I was able to obtain an SME 3012, Series II tonearm that I'll be sending to Alfred at KR Audio shortly for refurbishment so it's slowly coming together. Hopefully it will be up and running before summer is over. Can't wait to A/B the Garrard 301 and the Thorens TD-124 side by side!
Please do let me know if you ever bring out your TT from the mothballs. I'm just down the road in Pedro so it's just a hop, skip and a jump to LB.
I've heard great things about the 401 too. Comparing the two TTs side by side, it feels like the 401 build quality isn't the same as the 301, but I've heard others rave about its sonic capability.
I have a fairly clean 401 tucked away that hopefully will be mounted and played one day... But I was planning on getting the 301 up and running first.
Just a little note to say that my journey has come full circle. Several years ago, I was able to audition a Shindo 301 Player System over at Pitch Perfect Audio back when Matt was based in SF and came away mightily impressed in its performance within a mostly Shindo system. And I feel very fortunate to have recently been given the opportunity to acquire one in very good condition. So one more chapter in a fun-filled audio adventure has reached its Happy Ending!
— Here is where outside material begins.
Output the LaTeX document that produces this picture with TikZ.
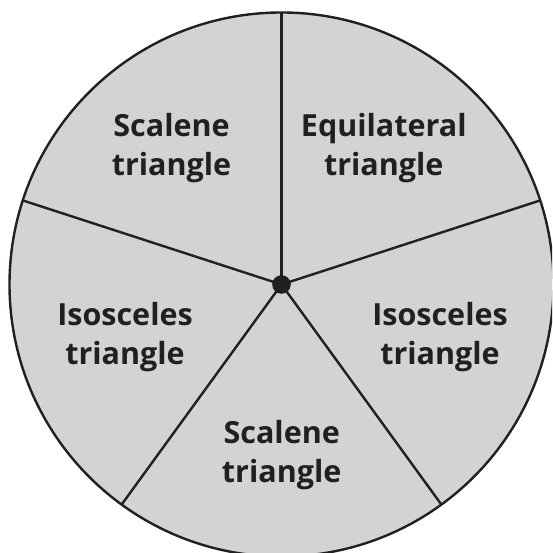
\documentclass[tikz,border=0pt]{standalone}
\usepackage{fontspec}
\setmainfont{Open Sans}
\usetikzlibrary{calc}
\definecolor{wheel}{HTML}{D1D3D4}
\definecolor{ink}{HTML}{231F20}
\tikzset{
  rim/.style={draw=ink, line width=2.4pt, fill=wheel},
  spoke/.style={draw=ink, line width=2.4pt},
  hub/.style={circle, fill=ink, minimum size=18.6pt, inner sep=0pt},
  lbl/.style={align=center, text=ink, font=\bfseries\fontsize{30.5}{39}\selectfont, inner sep=0pt}
}
\begin{document}
\begin{tikzpicture}[x=1pt,y=1pt]
\useasboundingbox (0,0) rectangle (552,553);
\clip (0,0) rectangle (552,553);
\coordinate (o) at (281.5,268.5);
\path[rim] (o) circle[radius=272];
\foreach \a/\n in {90/p1,162/p2,234/p3,306/p4,18/p5}{
  \coordinate (\n) at ($(o)+(\a:272)$);
}
\foreach \n in {p1,p2,p3,p4,p5}{
  \draw[spoke] (o) -- (\n);
}
\node[hub] (c) at (o) {};
\node[lbl] (s1) at (171.5,405) {Scalene\\triangle};
\node[lbl] (eq) at (383.8,405) {Equilateral\\triangle};
\node[lbl] (i1) at (125,216) {Isosceles\\triangle};
\node[lbl] (i2) at (440,216) {Isosceles\\triangle};
\node[lbl] (s2) at (281.7,98) {Scalene\\triangle};
\end{tikzpicture}
\end{document}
It's good to hear you've reached a satisfactory result in your quest regarding the Garrard 301/401.
I was in a similar situation around three years ago, and I wound up buying a 401 on Ebay UK, and having it shipped to my home in western Washington State. I rebuilt the table, built a plinth, and mounted a Dynavector DV 501 arm on it (which, by the way, I happened to purchase from Chris Harban).
Probably my favorite cartridge is a Zu Denon 103R with the ESCCO cantilever/stylus upgrade. It is my opinion that one could spend a great deal more on a table/arm combination, and not be any better off than I am with my Garrard.
There is something very special about the old Garrard idler wheel designs, they leave very little to be desired.
Congratulations, and regards,
Coincidentally, this past weekend I received from the gentleman who sold me his Shindo 301, the following link to a Positive Feedback article:
The Garrard Project 2015: From Simple to Spectacular!
A great read and somewhat of a surprise to me that Shindo is not presently producing their 301 Player System.